We only know about the study, commissioned by Sadiq Khan, because it was leaked. The Mayor’s office had refused to publish the report on the grounds that it contained no new insights.
As predicted, Khan’s expansion of London’s Ultra Low Emission Zone (ULEZ) – which fines non-compliant cars £12.50 a day – has proved to be a huge cash cow. Or it would be if TFL was able to collect the fines.
In several cases, councils are raising more in penalty fines than from charges imposed under the low emission zones
An FOI request revealed that in the first seven months after the zone was expanded in September 2023, TFL had issued 1.35million fines for infringements.
Yet it had only collected £28.5million, while another £218million worth of fines remained unpaid. Six months later, the backlog had risen to £437million.
Low Emission Zones are proliferating across the country, as are the fines for breaking their rules.
In Birmingham, an FOI request revealed that the city council – which has also gone bankrupt in recent years – is issuing an average of 55,727 fines per month, bringing in £2.46million.
Bristol City Council is raising an average of £1.3million a month in fines, Sheffield £395,000, Bath £349,000 and Newcastle £239,000.
In each case, the council was raising more in penalty fines than from charges imposed under the scheme. In some cases, the only warning that motorists will receive is a small roadside sign telling them to ‘pay online’ – without mentioning the web address.
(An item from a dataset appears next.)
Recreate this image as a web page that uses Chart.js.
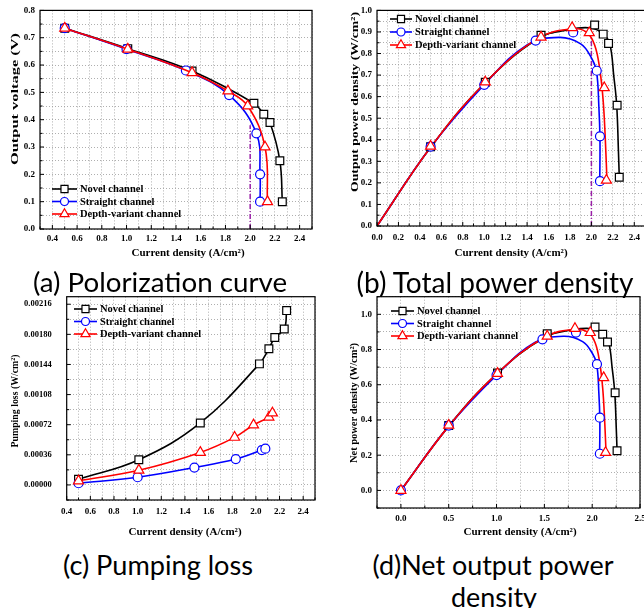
<!DOCTYPE html>
<html><head><meta charset="utf-8">
<script src="https://cdn.jsdelivr.net/npm/chart.js@4/dist/chart.umd.min.js"></script>
<style>
html,body{margin:0;padding:0;background:#fff;overflow:hidden;width:644px;height:608px;position:relative;}
canvas{position:absolute;}
.sub{position:absolute;font-family:Lato,"Open Sans",sans-serif;font-size:27px;color:#000;white-space:nowrap;transform:translate(-50%,-50%);line-height:1;}
</style></head><body>
<canvas id="ca" width="322" height="265" style="left:0;top:0;width:322px;height:265px"></canvas>
<canvas id="cb" width="330" height="265" style="left:322px;top:0;width:330px;height:265px"></canvas>
<canvas id="cc" width="322" height="280" style="left:0;top:265px;width:322px;height:280px"></canvas>
<canvas id="cd" width="330" height="280" style="left:322px;top:265px;width:330px;height:280px"></canvas>
<div class="sub" id="sa" data-w="254" style="left:160px;top:282px">(a) Polorization curve</div>
<div class="sub" id="sb" data-w="277" style="left:495px;top:282px">(b) Total power density</div>
<div class="sub" id="sc" data-w="190" style="left:158px;top:565px">(c) Pumping loss</div>
<div class="sub" id="sd" data-w="241" style="left:493px;top:565px">(d)Net output power</div>
<div class="sub" id="sd2" style="left:494px;top:597px">density</div>
<script>
// ---------- data ----------
const seriesNames = ['Novel channel', 'Straight channel', 'Depth-variant channel'];

// (a) polarization curve: current density (A/cm2) vs output voltage (V)
const aNovelX = [0.5, 1.01, 1.53, 2.03, 2.11, 2.16, 2.24, 2.26];
const aNovelV = [0.735, 0.66, 0.578, 0.46, 0.42, 0.39, 0.25, 0.10];
const aStraightX = [0.5, 1.0, 1.48, 1.83, 2.05, 2.08, 2.08];
const aStraightV = [0.735, 0.658, 0.58, 0.49, 0.35, 0.20, 0.10];
const aDepthX = [0.5, 1.01, 1.53, 1.82, 1.98, 2.12, 2.14];
const aDepthV = [0.735, 0.658, 0.572, 0.505, 0.45, 0.30, 0.10];
const aRefX = [2.0, 2.0];
const aRefY = [0.0, 0.38];

// (b) total power density (W/cm2) markers
const bNovelX = [0.5, 1.01, 1.53, 2.03, 2.11, 2.16, 2.24, 2.26];
const bNovelP = [0.368, 0.667, 0.885, 0.932, 0.89, 0.847, 0.56, 0.226];
const bStraightX = [0.5, 1.0, 1.48, 1.83, 2.05, 2.08, 2.08];
const bStraightP = [0.368, 0.655, 0.86, 0.898, 0.72, 0.416, 0.208];
const bDepthX = [0.5, 1.01, 1.53, 1.82, 1.98, 2.12, 2.14];
const bDepthP = [0.37, 0.668, 0.876, 0.92, 0.896, 0.641, 0.212];
// (b) fitted curves
const bNovelCurveX = [0, 0.5, 1.0, 1.5, 1.8, 2.0, 2.11, 2.17, 2.21, 2.236, 2.252, 2.26];
const bNovelCurveY = [0, 0.365, 0.66, 0.868, 0.912, 0.918, 0.89, 0.848, 0.69, 0.56, 0.35, 0.226];
const bStraightCurveX = [0, 0.5, 1.0, 1.4, 1.7, 1.9, 2.0, 2.047, 2.07, 2.08, 2.078];
const bStraightCurveY = [0, 0.365, 0.655, 0.84, 0.875, 0.845, 0.78, 0.719, 0.55, 0.4, 0.208];
const bDepthCurveX = [0, 0.5, 1.0, 1.5, 1.82, 1.95, 2.03, 2.08, 2.11, 2.13, 2.145];
const bDepthCurveY = [0, 0.365, 0.66, 0.87, 0.915, 0.9, 0.84, 0.72, 0.58, 0.4, 0.212];
const bRefX = [2.0, 2.0];
const bRefY = [0.0, 0.88];

// (c) pumping loss (W/cm2)
const cNovelX = [0.5, 1.01, 1.53, 2.03, 2.11, 2.16, 2.24, 2.26];
const cNovelL = [0.000068, 0.000301, 0.000741, 0.001447, 0.001627, 0.001763, 0.001863, 0.002084];
const cStraightX = [0.5, 1.0, 1.48, 1.83, 2.05, 2.08];
const cStraightL = [0.00002, 0.000092, 0.000208, 0.000309, 0.000417, 0.000433];
const cDepthX = [0.5, 1.01, 1.53, 1.82, 1.98, 2.11, 2.14];
const cDepthL = [0.000048, 0.000176, 0.000389, 0.000569, 0.000717, 0.00081, 0.00086];

// (d) net output power density (W/cm2)
const dNovelX = [0.5, 1.01, 1.53, 2.03, 2.11, 2.16, 2.24, 2.26];
const dNovelP = [0.368, 0.667, 0.89, 0.928, 0.887, 0.843, 0.555, 0.225];
const dStraightX = [0, 0.5, 1.0, 1.48, 1.83, 2.05, 2.08, 2.08];
const dStraightP = [0, 0.368, 0.655, 0.858, 0.896, 0.717, 0.413, 0.208];
const dDepthX = [0, 0.5, 1.01, 1.53, 1.82, 1.98, 2.12, 2.14];
const dDepthP = [0, 0.37, 0.664, 0.875, 0.919, 0.896, 0.64, 0.215];
const dNovelCurveX = [0, 0.5, 1.0, 1.5, 1.8, 2.0, 2.11, 2.17, 2.21, 2.236, 2.252, 2.26];
const dNovelCurveY = [0, 0.365, 0.66, 0.868, 0.912, 0.918, 0.888, 0.845, 0.69, 0.555, 0.35, 0.225];
const dStraightCurveX = [0, 0.5, 1.0, 1.4, 1.7, 1.9, 2.0, 2.047, 2.07, 2.08, 2.078];
const dStraightCurveY = [0, 0.365, 0.655, 0.84, 0.875, 0.845, 0.78, 0.717, 0.55, 0.4, 0.208];
const dDepthCurveX = [0, 0.5, 1.0, 1.5, 1.82, 1.95, 2.03, 2.08, 2.11, 2.13, 2.145];
const dDepthCurveY = [0, 0.365, 0.66, 0.87, 0.915, 0.9, 0.84, 0.72, 0.58, 0.4, 0.215];

// ---------- styling helpers ----------
const COLORS = ['#000000', '#0000ff', '#ff0000'];
const STYLES = ['rect', 'circle', 'triangle'];
const RADII = [5.5, 4.5, 5.8];
const SERIF = '"Liberation Serif", "Times New Roman", serif';

const pts = (xs, ys) => xs.map((x, i) => ({x: x, y: ys[i]}));

function markerSet(i, xs, ys, withLine) {
  return {
    data: pts(xs, ys), showLine: !!withLine, tension: 0.4,
    borderColor: COLORS[i], borderWidth: 1.6,
    pointStyle: STYLES[i], pointRadius: RADII[i], pointHoverRadius: RADII[i],
    pointBackgroundColor: '#ffffff', pointBorderColor: COLORS[i], pointBorderWidth: 1.2,
    order: 2 - i
  };
}
function curveSet(i, xs, ys) {
  return {data: pts(xs, ys), showLine: true, tension: 0.4, borderColor: COLORS[i], borderWidth: 1.6,
          pointRadius: 0, order: 12 - i};
}
function refSet(xs, ys) {
  return {data: pts(xs, ys), showLine: true, borderColor: '#9a1fa8', borderWidth: 1.5,
          borderDash: [5, 2, 1, 2], pointRadius: 0, order: 20};
}

function axis(min, max, step, labelEvery, decimals, pad, fitProp, fitVal, fontSize) {
  const m = Math.round(labelEvery / step);
  return {
    type: 'linear', min: min, max: max,
    ticks: {
      stepSize: step, includeBounds: false, autoSkip: false, maxRotation: 0, minRotation: 0, padding: pad, color: '#000',
      font: {family: SERIF, weight: 'bold', size: fontSize || 9},
      callback: (v) => {
        const k = Math.round(v / step);
        return (Math.abs(v - k * step) < step * 1e-3 && k % m === 0) ? v.toFixed(decimals) : '';
      }
    },
    grid: {color: '#9a9a9a', lineWidth: 0.8, drawTicks: false},
    border: {display: false, dash: [1, 2]},
    afterFit: (s) => { s[fitProp] = fitVal; }
  };
}

const panelPlugin = {
  id: 'panel',
  afterDraw(chart, args, o) {
    const ctx = chart.ctx, ca = chart.chartArea;
    const xs = chart.scales.x, ys = chart.scales.y;
    ctx.save();
    ctx.setLineDash([]);
    ctx.strokeStyle = '#000';
    ctx.lineWidth = 1.2;
    ctx.strokeRect(ca.left, ca.top, ca.right - ca.left, ca.bottom - ca.top);
    ctx.lineWidth = 1;
    xs.ticks.forEach(t => {
      const p = xs.getPixelForValue(t.value);
      const L = t.label ? 4 : 2.5;
      ctx.beginPath(); ctx.moveTo(p, ca.bottom); ctx.lineTo(p, ca.bottom - L); ctx.stroke();
    });
    ys.ticks.forEach(t => {
      const p = ys.getPixelForValue(t.value);
      const L = t.label ? 4 : 2.5;
      ctx.beginPath(); ctx.moveTo(ca.left, p); ctx.lineTo(ca.left + L, p); ctx.stroke();
    });
    // x title
    ctx.fillStyle = '#000';
    ctx.textAlign = 'center';
    ctx.textBaseline = 'middle';
    ctx.font = 'bold 11px ' + SERIF;
    ctx.fillText(o.xTitle, o.xTitleX, o.xTitleY);
    // y title (stretched along its length as in the figure)
    ctx.save();
    ctx.translate(o.yTitleX, o.yTitleY);
    ctx.rotate(-Math.PI / 2);
    ctx.font = 'bold ' + o.yTitleSize + 'px ' + SERIF;
    const w = ctx.measureText(o.yTitle).width;
    ctx.scale(o.yTitleLen / w, 1);
    ctx.fillText(o.yTitle, 0, 0);
    ctx.restore();
    // legend
    ctx.font = 'bold 10.5px ' + SERIF;
    ctx.textAlign = 'left';
    seriesNames.forEach((name, i) => {
      const y = o.legY + i * o.legDy;
      ctx.strokeStyle = COLORS[i];
      ctx.lineWidth = 1.6;
      ctx.beginPath(); ctx.moveTo(o.legX0, y); ctx.lineTo(o.legX1, y); ctx.stroke();
      ctx.fillStyle = '#ffffff';
      ctx.strokeStyle = COLORS[i];
      ctx.lineWidth = 1.2;
      Chart.helpers.drawPoint(ctx, {pointStyle: STYLES[i], rotation: 0, radius: RADII[i] - 0.5, borderWidth: 1.2},
        (o.legX0 + o.legX1) / 2, y);
      ctx.fillStyle = '#000';
      ctx.fillText(name, o.legX1 + 3, y + 0.5);
    });
    ctx.restore();
  }
};

function make(id, datasets, xAxis, yAxis, padding, panel) {
  return new Chart(document.getElementById(id), {
    type: 'scatter',
    data: {datasets: datasets},
    options: {
      responsive: false, animation: false, events: [],
      layout: {padding: padding},
      plugins: {legend: {display: false}, tooltip: {enabled: false}, panel: panel},
      scales: {x: xAxis, y: yAxis}
    },
    plugins: [panelPlugin]
  });
}

// (a)
make('ca', [
  markerSet(0, aNovelX, aNovelV, true),
  markerSet(1, aStraightX, aStraightV, true),
  markerSet(2, aDepthX, aDepthV, true),
  refSet(aRefX, aRefY)
], axis(0.3, 2.5, 0.1, 0.2, 1, 4.5, 'height', 36),
   axis(0, 0.8, 0.05, 0.1, 1, 5, 'width', 40),
   {top: 10, right: 10, left: 0, bottom: 0},
   {xTitle: 'Current density (A/cm²)', xTitleX: 188, xTitleY: 253,
    yTitle: 'Output voltage (V)', yTitleX: 15.5, yTitleY: 99, yTitleSize: 11, yTitleLen: 132,
    legX0: 52, legX1: 77, legY: 189, legDy: 12.5});

// (b)
make('cb', [
  markerSet(0, bNovelX, bNovelP, false),
  markerSet(1, bStraightX, bStraightP, false),
  markerSet(2, bDepthX, bDepthP, false),
  curveSet(0, bNovelCurveX, bNovelCurveY),
  curveSet(1, bStraightCurveX, bStraightCurveY),
  curveSet(2, bDepthCurveX, bDepthCurveY),
  refSet(bRefX, bRefY)
], axis(0, 2.5, 0.1, 0.2, 1, 6, 'height', 39),
   axis(0, 1.0, 0.05, 0.1, 1, 5, 'width', 55),
   {top: 10, right: 6, left: 0, bottom: 0},
   {xTitle: 'Current density (A/cm²)', xTitleX: 189, xTitleY: 253,
    yTitle: 'Output power density (W/cm²)', yTitleX: 33, yTitleY: 102, yTitleSize: 11, yTitleLen: 180,
    legX0: 68, legX1: 90, legY: 19, legDy: 13});

// (c)
make('cc', [
  markerSet(0, cNovelX, cNovelL, true),
  markerSet(1, cStraightX, cStraightL, true),
  markerSet(2, cDepthX, cDepthL, true)
], axis(0.4, 2.5, 0.1, 0.2, 1, 6, 'height', 45),
   axis(-0.00018, 0.00225, 0.00018, 0.00036, 5, 15, 'width', 66.7, 8.5),
   {top: 31.7, right: 7, left: 0, bottom: 0},
   {xTitle: 'Current density (A/cm²)', xTitleX: 185, xTitleY: 267,
    yTitle: 'Pumping loss (W/cm²)', yTitleX: 15, yTitleY: 136, yTitleSize: 11, yTitleLen: 93,
    legX0: 74, legX1: 97, legY: 44, legDy: 12.5});

// (d)
make('cd', [
  markerSet(0, dNovelX, dNovelP, false),
  markerSet(1, dStraightX, dStraightP, false),
  markerSet(2, dDepthX, dDepthP, false),
  curveSet(0, dNovelCurveX, dNovelCurveY),
  curveSet(1, dStraightCurveX, dStraightCurveY),
  curveSet(2, dDepthCurveX, dDepthCurveY)
], axis(-0.25, 2.5, 0.25, 0.5, 1, 5.5, 'height', 37),
   axis(-0.1, 1.1, 0.1, 0.2, 1, 5, 'width', 55),
   {top: 31.7, right: 12, left: 0, bottom: 0},
   {xTitle: 'Current density (A/cm²)', xTitleX: 198, xTitleY: 267,
    yTitle: 'Net power density (W/cm²)', yTitleX: 32, yTitleY: 138, yTitleSize: 11, yTitleLen: 120,
    legX0: 69, legX1: 92, legY: 46, legDy: 12.5});

// fit caption widths to the figure
function fitCaption(id) {
  const el = document.getElementById(id);
  const target = parseFloat(el.dataset.w);
  const base = parseFloat(getComputedStyle(el).fontSize);
  const w = el.getBoundingClientRect().width;
  const size = base * target / w;
  el.style.fontSize = size + 'px';
  return size;
}
function fitAll() {
  fitCaption('sa'); fitCaption('sb'); fitCaption('sc');
  const s = fitCaption('sd');
  document.getElementById('sd2').style.fontSize = s + 'px';
}
if (document.fonts && document.fonts.ready) { document.fonts.ready.then(fitAll); } else { fitAll(); }
fitAll();
</script>
</body></html>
While councils have stepped up efforts to raise money from unsuspecting motorists, police across the country have been becoming evermore trigger happy when it comes to issuing fines to motorists for minor infringements.
A police system for collating data on PCNs outside London shows that forces issued 36,840 fines for use of mobile phones at the wheel in 2023, up 33 per cent from the year before.
They handed out 40,500 PCNs for careless driving (up 18 per cent), 14,200 for ‘obstruction, waiting and parking’ (up 23 per cent) and 42,273 for not wearing seat belts (up 4 per cent).